Uygulamanın Mantığı Ne
Şirket yöneticilerine göre asıl amaç, çalışanların “zoraki katılım” ile işe gelip hem kendi verimini düşürmesini hem de ekip motivasyonunu sarsmasını önlemek. Bu izin türünde, çalışan sebep belirtmeden, Sadece “bugün kendimi iyi hissetmiyorum” diyerek, Günlük izin alabiliyor. bu uygulama, özellikle pandemi sonrası hızla büyüyen “mental health” (zihinsel sağlık) farkındalığının bir yansıması olarak görülüyor, uzmanlara göre bu yaklaşım, modern iş yaşamında giderek artan tükenmişlik sendromuna karşı yenilikçi ve insancıl bir model. Zoraki çalışmanın, üretimi artırmak bir yana, ekiplere daha büyük zarar verdiğini söyleyen uzmanlar, çalışanlara böyle bir nefes alanı açmanın, Stresi azalttığını, Motivasyonu güçlendirdiğini, Şirkete olan bağlılığı artırdığını vurguluyor.

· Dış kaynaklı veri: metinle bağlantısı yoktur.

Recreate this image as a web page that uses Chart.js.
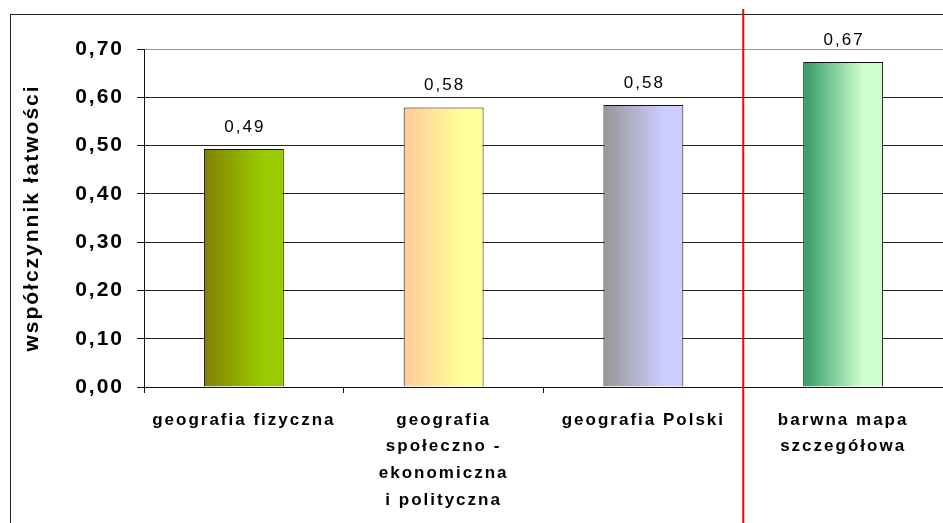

Sosyal Medyada Gündem Oldu
Uygulamanın duyurulması sonrası özellikle genç çalışanlar arasında büyük destek gördü. Platformlarda “Keşke her şirkette olsa”, “İşe değil huzura ihtiyacımız var”, “Yapılmış en insani uygulama” gibi yorumlar öne çıktı, bazı kullanıcılar ise bu iznin kötüye kullanılabileceğini savunarak tartışmaya farklı bir boyut kattı. bu uygulamayı ilk duyuran haber siteleri arasında bazı uluslararası iş dünyası portalları bulunuyor. Güncel olarak sosyal medya paylaşımları ve şirketin yaptığı resmi açıklamalar dışında doğruluğu şirket tarafından teyit edilmiş bilgiler öne çıkıyor. (Şu an için uygulamanın hangi ülke ve hangi şirket tarafından kesin olarak yapıldığı kuruluş tarafından açıklanmadı, ancak teyitli profesyonel çevrelerde konuşuluyor.) Uzmanlar, gelecekte şirketlerin sadece maaş ve yan hakları değil, duygusal refah politikalarını da rekabet unsuru olarak kullanmaya başlayacağını belirtiyor. Mutluluk izni, belki de önümüzdeki yıllarda “yeni nesil çalışma modellerinin” ilk örneklerinden biri olacak.